Hace unos días viajaba de Cardiff a Londres, en un tren que atravesaba praderas yermas y ciudades de ladrillo oscuro, limpias, británicas. Pero un libro me llevaba lejos de allí, hasta el norte de México, hasta la Sierra de la Tarahumara, tan escarpada, tan vertical que hoy nadie se atreve a asomarse al mundo de los rarámuris, porque es irremediable el vértigo que producen las montañas y el olvido de los hombres que las habitan.
El libro: “Amara. Un viaje tras las pisadas del pueblo rarámuri” narra la experiencia de su autor, Santiago Tejedor -codirector del Máster de Periodismo de Viajes de la UAB-, tras convivir con las familias de la Tarahumara. Un relato conmovedor que retrata el día a día, la noche a noche, de estas comunidades. Y entonces sentí el sobresalto de un recuerdo inacabado, porque yo estuve allí, en esas sierras, sin cruzar la línea del turismo indígena, sin palpar el frío de sus cabañas. Viví de puntillas el encuentro con los rarámuri y hoy, pienso, merecen tal vez un grito plasmado en un puñado de palabras escritas a destiempo.
El color alegre de sus vestidos disimula el drama de un pueblo que ha existido desde siempre, que ha crecido con la misma resignación que crecen sus montañas
Fue hace ya algunos años. Llegamos a la ciudad de Creel, en el estado de Chihuahua, a bordo de un coche que pretendía dar la vuelta al mundo. Allí sentimos por vez primera la colisión cultural que nos separa de los indígenas. El color alegre de sus vestidos disimula el drama de un pueblo que ha existido desde siempre, que ha crecido con la misma resignación que crecen sus montañas.
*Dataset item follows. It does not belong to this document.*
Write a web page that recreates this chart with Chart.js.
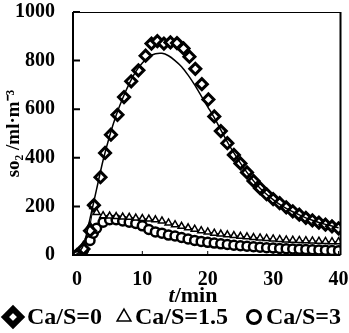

Ellas son la parte más visible para el turista, porque ellas custodian las misiones cristianas y ellas confeccionan las cestas de mimbre. Junto al lago Arareco o en la localidad de Cusárare, las mujeres serenan el paisaje con su paciencia.
Los hombres y muchos de los niños andaban tal vez sorteando sendas, cazando semanas para su familia en forma de conejos, serpientes o ardillas. Hay que adentrarse en las barrancas, escalar paredes, calzarse botas de montaña, caminar muchas horas, muchos días, para atisbar la realidad de estas comunidades que se presenta con sandalias y silencios, porque el pueblo rarámuri apenas habla, si nada tiene que decir. Son tímidos, o quizás son prudentes, son duros como sus rocas de granito y pacíficos como sus ríos. Han sufrido, como tantos otros pueblos, la embestida del hombre blanco, la confusión de sus credos y la emboscada del progreso. Hoy cuidan sus iglesias, mientras danzan sus tradiciones; siguen protegiendo sus ritos pero el reclamo del alcohol ha desviado a algunos y ha vaciado las cabañas.
Siempre ha sido así, la sierra es la excusa para seguir vivos como rarámuris, como hombres de pies alados, corriendo sin descanso, huyendo de nosotros.
Sin embargo, muchos encuentran en la formidable geografía de la sierra una oportunidad para el olvido. Allí se escapan,allí se esconden de la imposición del resto del mundo. Siempre ha sido así, la sierra es la excusa para seguir vivos como rarámuris, como hombres de pies alados, corriendo sin descanso, huyendo de nosotros.
Cuenta Santiago Tejedor que hoy llegan noticias desesperadas de la sierra. Que el frío gana el pulso a los hombres, que mueren sus animales, que se pierden las cosechas, que algunas mujeres se lanzan por los precipicios como quien se despoja de toda esperanza. Me pregunto si no les empujamos nosotros, si no les hemos conducido al borde del abismo con nuestra codicia expansiva primero y nuestra indiferencia después.
Llego a la estación de Paddington, en Londres. Hace frío. Hay puestos de comida rápida por todas partes, gente que va y viene sosteniendo un café entre las manos, kioskos que venden periódicos, muchos periódicos, pero en sus portadas no dicen nada de un pueblo que se muere.